ROME — Pope Francis asked the world’s Benedictines to continue to offer oases of peace and silence to a busy and distracted world.

So many people today “do not have enough time to listen to God’s voice,” he told about 400 members of the Benedictine Confederation April 19 at the Vatican.

In this hectic world, Benedictine monasteries and abbeys “become like oases where men and women of all ages, origins, cultures and religions can discover the beauty of silence” and regain their bearings so they can be “in harmony with creation, letting God re-establish a proper order in their lives,” he said.

St. Benedict, their order’s sixth-century founder, acted as a guiding light during an age that was marked by “a deep crisis of values and institutions,” Francis said. “He knew how to discern between the essential and the secondary in spiritual life, firmly placing the Lord in the forefront.”

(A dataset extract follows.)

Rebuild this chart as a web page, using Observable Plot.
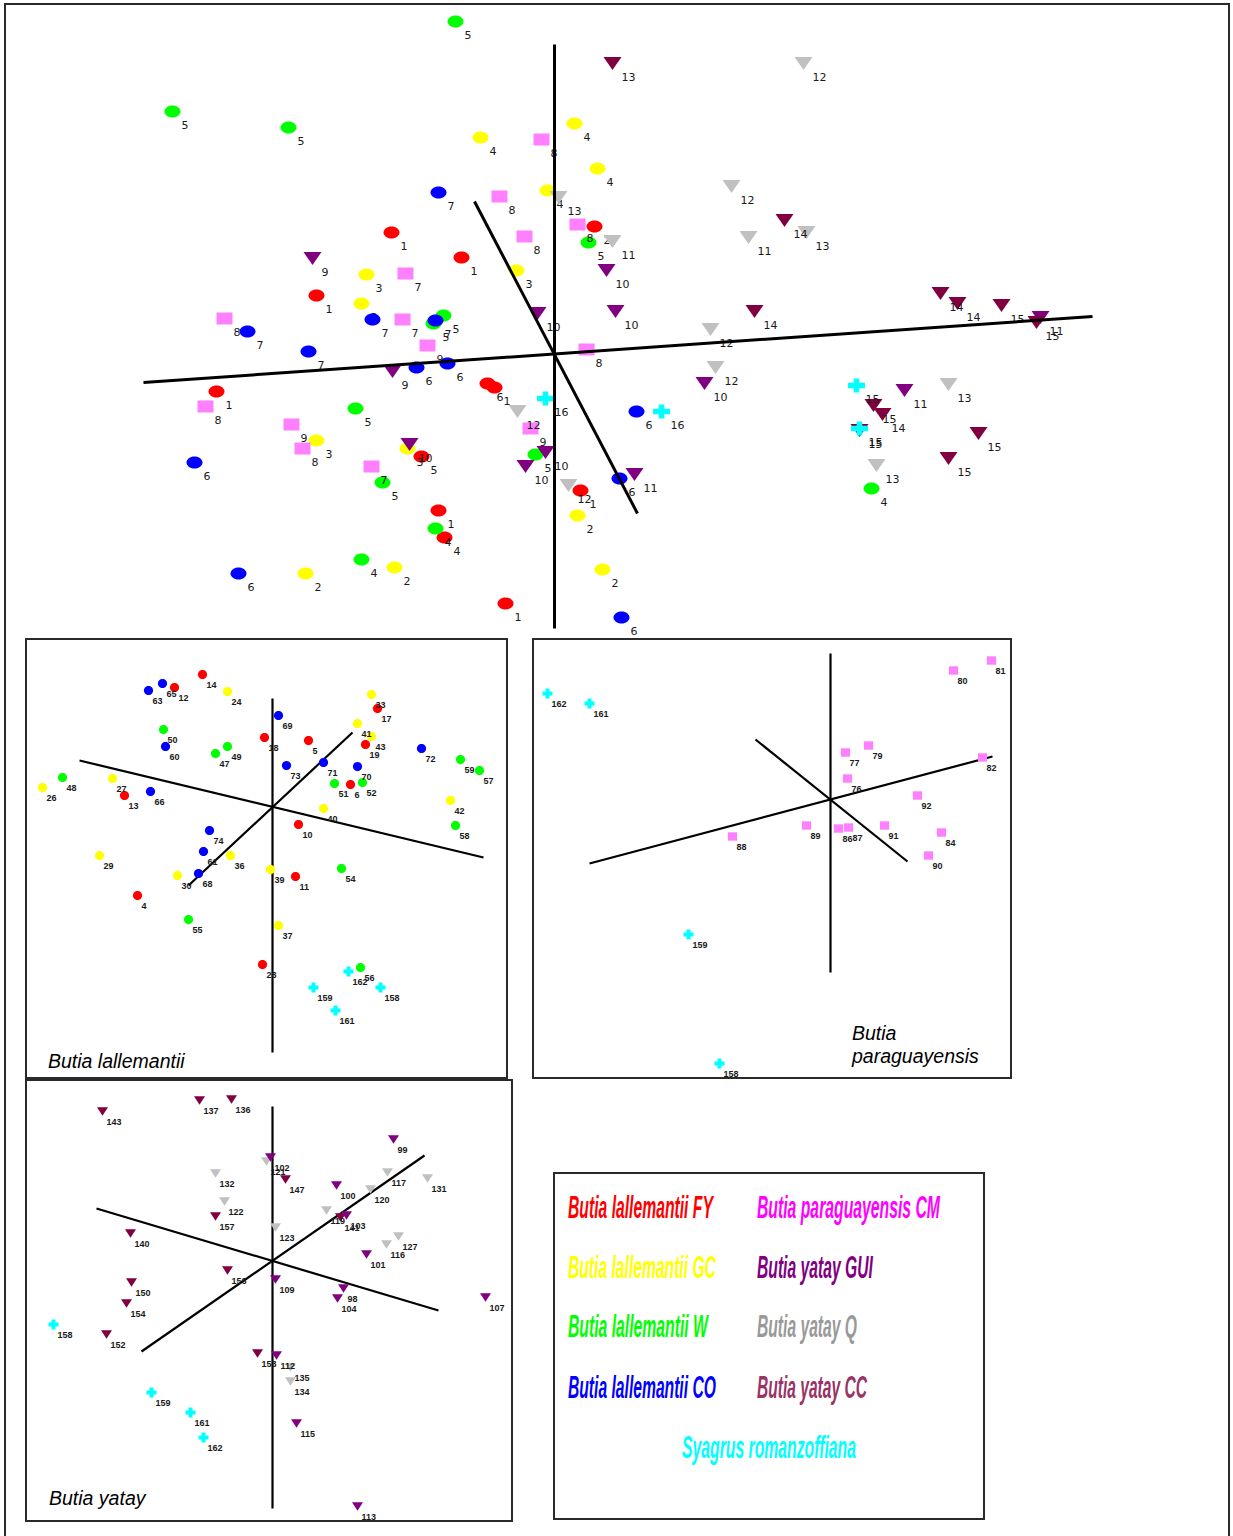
<!DOCTYPE html>
<html><head><meta charset="utf-8">
<script src="https://cdn.jsdelivr.net/npm/d3@7"></script>
<script src="https://cdn.jsdelivr.net/npm/@observablehq/plot@0.6"></script>
<style>
body{margin:0;background:#fff;}
#page{position:relative;width:1233px;height:1536px;overflow:hidden;background:#fff;}
.frame{position:absolute;box-sizing:border-box;border:2px solid #2a2a2a;pointer-events:none;}
.pl{position:absolute;}
.pl svg{overflow:visible;background:transparent;}
</style></head><body><div id="page"></div>
<script>
// ---------- DATA (projected scores, relative to each panel's axis origin; y up) ----------
// Main panel: groups of [x, y, locality label]
const mainFY = [[-163,122,"1"],[-93,97,"1"],[-238,59,"1"],[40,128,"2"],[-338,-37,"1"],[-67,-29,"6"],[-60,-33,"1"],[-133,-102,"5"],[-116,-156,"1"],[-110,-183,"4"],[26,-136,"1"],[-49,-249,"1"]];
const mainGC = [[-74,217,"4"],[20,231,"4"],[43,186,"4"],[-7,164,"4"],[-188,80,"3"],[-38,84,"3"],[-193,51,"3"],[-238,-86,"3"],[-147,-94,"3"],[23,-161,"2"],[-160,-213,"2"],[-249,-219,"2"],[48,-215,"2"]];
const mainW = [[-99,333,"5"],[-382,243,"5"],[-266,227,"5"],[34,112,"5"],[-121,31,"5"],[-111,39,"5"],[-199,-54,"5"],[-172,-128,"5"],[-119,-174,"4"],[-19,-100,"5"],[317,-134,"4"],[-193,-205,"4"]];
const mainCO = [[-116,162,"7"],[-307,23,"7"],[-182,35,"7"],[-119,34,"7"],[-246,3,"7"],[-138,-13,"6"],[-107,-9,"6"],[-360,-108,"6"],[82,-57,"6"],[65,-124,"6"],[-316,-219,"6"],[67,-263,"6"]];
const mainCM = [[-13,215,"8"],[-55,158,"8"],[-30,118,"8"],[23,130,"8"],[-149,81,"7"],[-330,36,"8"],[-152,35,"7"],[-127,9,"9"],[32,5,"8"],[-349,-52,"8"],[-263,-70,"9"],[-252,-94,"8"],[-24,-74,"9"],[-183,-112,"7"]];
const mainGUI = [[-242,96,"9"],[52,84,"10"],[-17,41,"10"],[61,43,"10"],[486,37,"11"],[-162,-17,"9"],[150,-29,"10"],[-145,-90,"10"],[-9,-98,"10"],[-29,-112,"10"],[80,-120,"11"],[350,-36,"11"]];
const mainQ = [[249,291,"12"],[4,157,"13"],[177,168,"12"],[194,117,"11"],[252,122,"13"],[58,113,"11"],[156,25,"12"],[161,-13,"12"],[-37,-57,"12"],[14,-131,"12"],[394,-30,"13"],[322,-111,"13"]];
const mainCC = [[58,291,"13"],[230,134,"14"],[200,43,"14"],[386,61,"14"],[403,51,"14"],[447,49,"15"],[482,32,"15"],[319,-51,"15"],[328,-60,"14"],[305,-76,"15"],[424,-79,"15"],[394,-104,"15"]];
const mainSR = [[-9,-44,"16"],[107,-57,"16"],[302,-31,"15"],[305,-74,"15"]];
const mainAxes = [[0,310,0,-274],[-411,-28,538,38],[-80,153,83,-159]];

// Butia lallemantii panel
const lalFY = [[-70,132,"14"],[-98,119,"12"],[-8,69,"18"],[-148,11,"13"],[-135,-89,"4"],[-10,-158,"28"],[105,98,"17"],[93,62,"19"],[36,66,"5"],[78,22,"6"],[26,-18,"10"],[23,-70,"11"]];
const lalGC = [[-45,115,"24"],[-230,19,"26"],[-160,28,"27"],[-42,-49,"36"],[-173,-49,"29"],[-95,-69,"30"],[-2,-63,"39"],[99,112,"33"],[85,83,"41"],[99,70,"43"],[51,-2,"40"],[178,6,"42"],[6,-119,"37"]];
const lalW = [[-109,77,"50"],[-45,60,"49"],[-57,53,"47"],[-210,29,"48"],[-84,-113,"55"],[62,23,"51"],[90,24,"52"],[188,47,"59"],[207,36,"57"],[183,-19,"58"],[69,-62,"54"],[88,-161,"56"]];
const lalCO = [[-110,123,"65"],[-124,116,"63"],[-107,60,"60"],[-122,15,"66"],[-63,-24,"74"],[-69,-45,"61"],[-74,-67,"68"],[6,91,"69"],[14,41,"73"],[51,44,"71"],[85,40,"70"],[149,58,"72"]];
const lalSR = [[76,-165,"162"],[41,-181,"159"],[108,-181,"158"],[63,-204,"161"]];
const lalAxes = [[0,108,0,-246],[-193,46,211,-51],[80,74,-84,-79]];

// Butia paraguayensis panel
const parCM = [[161,139,"81"],[123,129,"80"],[38,54,"79"],[15,47,"77"],[152,42,"82"],[17,21,"76"],[87,4,"92"],[-24,-26,"89"],[8,-29,"86"],[18,-28,"87"],[54,-26,"91"],[111,-33,"84"],[-98,-37,"88"],[98,-56,"90"]];
const parSR = [[-283,106,"162"],[-241,96,"161"],[-142,-135,"159"],[-111,-264,"158"]];
const parAxes = [[0,146,0,-173],[-241,-64,162,43],[-75,60,77,-62]];

// Butia yatay panel
const yatGUI = [[-2,104,"102"],[121,122,"99"],[64,76,"100"],[74,46,"103"],[94,7,"101"],[3,-18,"109"],[71,-27,"98"],[65,-37,"104"],[213,-36,"107"],[4,-94,"112"],[24,-162,"115"],[85,-245,"113"]];
const yatQ = [[-6,100,"121"],[-57,88,"132"],[-48,60,"122"],[115,89,"117"],[155,83,"131"],[98,72,"120"],[54,51,"119"],[3,34,"123"],[126,25,"127"],[114,17,"116"],[18,-106,"135"],[18,-120,"134"]];
const yatCC = [[-170,150,"143"],[-73,161,"137"],[-41,162,"136"],[13,82,"147"],[-57,45,"157"],[-142,28,"140"],[-45,-9,"156"],[-141,-21,"150"],[-146,-42,"154"],[-166,-73,"152"],[-15,-92,"153"],[68,44,"141"]];
const yatSR = [[-219,-63,"158"],[-121,-131,"159"],[-82,-151,"161"],[-69,-176,"162"]];
const yatAxes = [[0,155,0,-247],[-176,53,166,-49],[-131,-90,152,106]];

// Legend
const legendNames = ["Butia lallemantii FY","Butia lallemantii GC","Butia lallemantii W","Butia lallemantii CO","Butia paraguayensis CM","Butia yatay GUI","Butia yatay Q","Butia yatay CC","Syagrus romanzoffiana"];
const panelTitles = ["Butia lallemantii","Butia paraguayensis","Butia yatay"];

// ---------- STYLES ----------
const colors = {FY:"#FF0000",GC:"#FFFF00",W:"#00FF00",CO:"#0000FF",CM:"#FF80FF",GUI:"#800080",Q:"#C0C0C0",CC:"#800040",SR:"#00FFFF"};
const legendColors = ["#FF0000","#FFFF00","#00FF00","#0000FF","#FF00FF","#800080","#999999","#993366","#00FFFF"];

function unit(s){return Math.sqrt(s/Math.PI);}
const ellipse=(a,b)=>({draw(c,s){const k=unit(s),x=a*k,y=b*k,m=0.5523;c.moveTo(x,0);c.bezierCurveTo(x,y*m,x*m,y,0,y);c.bezierCurveTo(-x*m,y,-x,y*m,-x,0);c.bezierCurveTo(-x,-y*m,-x*m,-y,0,-y);c.bezierCurveTo(x*m,-y,x,-y*m,x,0);c.closePath();}});
const rect=(a,b)=>({draw(c,s){const k=unit(s);c.moveTo(-a*k,-b*k);c.lineTo(a*k,-b*k);c.lineTo(a*k,b*k);c.lineTo(-a*k,b*k);c.closePath();}});
const tri=(a,b)=>({draw(c,s){const k=unit(s);c.moveTo(-a*k,-b*k);c.lineTo(a*k,-b*k);c.lineTo(0,b*k);c.closePath();}});
const cross=(a,b,t)=>({draw(c,s){const k=unit(s);const P=[[-t,-b],[t,-b],[t,-t],[a,-t],[a,t],[t,t],[t,b],[-t,b],[-t,t],[-a,t],[-a,-t],[-t,-t]];c.moveTo(P[0][0]*k,P[0][1]*k);for(const p of P.slice(1))c.lineTo(p[0]*k,p[1]*k);c.closePath();}});

const bigSym = {FY:ellipse(8,6),GC:ellipse(8,6),W:ellipse(8,6),CO:ellipse(8,6),CM:rect(8,6),GUI:tri(9,6.5),Q:tri(9,6.5),CC:tri(9,6.5),SR:cross(8.5,7,2.8)};
const smallSym = {FY:ellipse(4.6,4.6),GC:ellipse(4.6,4.6),W:ellipse(4.6,4.6),CO:ellipse(4.6,4.6),CM:rect(4.6,4.2),GUI:tri(5.5,4.3),Q:tri(5.5,4.3),CC:tri(5.5,4.3),SR:cross(5,5,2)};

const rows = a => a.map(([x,y,label])=>({x,y,label}));
const segs = a => a.map(([x1,y1,x2,y2])=>({x1,y1,x2,y2}));

const page = document.getElementById("page");

function panel(box, layers, axes, o){
  const axisMark = Plot.link(segs(axes),{x1:"x1",y1:"y1",x2:"x2",y2:"y2",stroke:"#000",strokeWidth:o.aw,strokeLinecap:"butt"});
  const marks = [];
  if(!o.axesOnTop) marks.push(axisMark);
  for(const [key,data] of layers){
    const sym = (o.big?bigSym:smallSym)[key];
    marks.push(Plot.dot(rows(data),{x:"x",y:"y",symbol:sym,r:1,fill:colors[key],stroke:"none"}));
    marks.push(Plot.text(rows(data),{x:"x",y:"y",text:"label",dx:o.dx,dy:o.dy,textAnchor:"start",fontSize:o.fs,fontFamily:o.ff,fontWeight:o.fw,fill:"#1a1a1a"}));
  }
  if(o.axesOnTop) marks.push(axisMark);
  const svg = Plot.plot({
    width:box.width,height:box.height,margin:0,
    x:{domain:[box.left-box.ox, box.left+box.width-box.ox],range:[0,box.width],axis:null},
    y:{domain:[box.oy-(box.top+box.height), box.oy-box.top],range:[box.height,0],axis:null},
    style:{background:"transparent",overflow:"visible"},
    marks
  });
  const d = document.createElement("div");
  d.className="pl";
  d.style.left=box.left+"px"; d.style.top=box.top+"px";
  d.style.width=box.width+"px"; d.style.height=box.height+"px";
  d.appendChild(svg);
  page.appendChild(d);
}

const bigOpt = {big:true,aw:3,dx:9,dy:14,fs:11,ff:"'DejaVu Sans',Verdana,sans-serif",fw:"normal",axesOnTop:true};
const smallOpt = {big:false,aw:2.2,dx:4,dy:10.5,fs:9,ff:"'Liberation Sans',Arial,sans-serif",fw:"bold",axesOnTop:false};

panel({left:0,top:0,width:1233,height:638,ox:554,oy:354},
  [["FY",mainFY],["GC",mainGC],["W",mainW],["CO",mainCO],["CM",mainCM],["GUI",mainGUI],["Q",mainQ],["CC",mainCC],["SR",mainSR]], mainAxes, bigOpt);
panel({left:26,top:639,width:481,height:439,ox:272,oy:806},
  [["FY",lalFY],["GC",lalGC],["W",lalW],["CO",lalCO],["SR",lalSR]], lalAxes, smallOpt);
panel({left:533,top:639,width:478,height:439,ox:830,oy:799},
  [["CM",parCM],["SR",parSR]], parAxes, smallOpt);
panel({left:26,top:1080,width:486,height:441,ox:272,oy:1261},
  [["CC",yatCC],["Q",yatQ],["GUI",yatGUI],["SR",yatSR]], yatAxes, smallOpt);

// frames
function frame(l,t,w,h){const f=document.createElement("div");f.className="frame";Object.assign(f.style,{left:l+"px",top:t+"px",width:w+"px",height:h+"px"});page.appendChild(f);}
frame(4,3,1226,1560);
frame(25,638,483,441);
frame(532,638,480,441);
frame(25,1079,488,443);
frame(553,1172,432,348);

// titles and legend text
const ov = d3.create("svg").attr("width",1233).attr("height",1536)
  .style("position","absolute").style("left","0px").style("top","0px").style("overflow","visible");
page.appendChild(ov.node());
const tfont = "'Liberation Sans',Arial,sans-serif";
const tt = (txt,x,y)=>ov.append("text").attr("x",x).attr("y",y).attr("font-family",tfont).attr("font-style","italic").attr("font-size",19.5).attr("fill","#000").text(txt);
tt(panelTitles[0],48,1068);
tt("Butia",852,1040);
tt("paraguayensis",852,1063);
tt(panelTitles[2],49,1505);

const legPos = [[568,1218,145],[568,1278,148],[568,1337,140],[568,1398,148],[757,1218,183],[757,1278,116],[757,1337,100],[757,1398,110],[682,1458,174]];
legendNames.forEach((n,i)=>{
  const [x,y,w]=legPos[i];
  const t = ov.append("text").attr("x",0).attr("y",0).attr("font-family",tfont).attr("font-weight","bold").attr("font-style","italic")
    .attr("font-size",31).attr("fill",legendColors[i]).text(n);
  const len = t.node().getComputedTextLength() || w;
  t.attr("transform",`translate(${x},${y}) scale(${w/len},1)`);
});
</script></body></html>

“May you, too, his children in this time of ours, practice discernment to recognize what comes from the Holy Spirit and what comes from the spirit of the world or the spirit of the devil,” he said.

Without the wisdom of discernment, he said, “we cannot do anything,” and people can easily become “puppets” at the mercy of every passing trend, he said quoting, from his recent apostolic exhortation, Gaudete et Exsultate (“Rejoice and Be Glad”).

The pope also praised their important work in ecumenism, interreligious dialogue and hospitality, all of which show there is no conflict between contemplative life and serving others who visit from outside the community.

He thanked them for their work in education and formation, calling on them to be sure today’s students receive not only important ideas and knowledge, but also the tools needed for building that unique “wisdom which pushes them to continually seek God in their life.”

That same kind of wisdom will lead students to “practice mutual understanding because we are all children of God, brothers and sisters in this world that thirsts so much for peace,” he said.

Members of the Benedictine Confederation were meeting in Rome April 19-21 to celebrate the 125th anniversary of the federation’s founding. Pope Leo XIII created the confederation in 1893 to help promote unity among the various autonomous Benedictine monasteries and congregations. It was also the year the cornerstone was laid for the Abbey of St. Anselm in Rome.

The confederation is led by Illinois-born Abbot Gregory Polan, who led Conception Abbey in Conception, Missouri, before being elected in 2016 abbot primate and head of the Benedictine university of St. Anselm in Rome.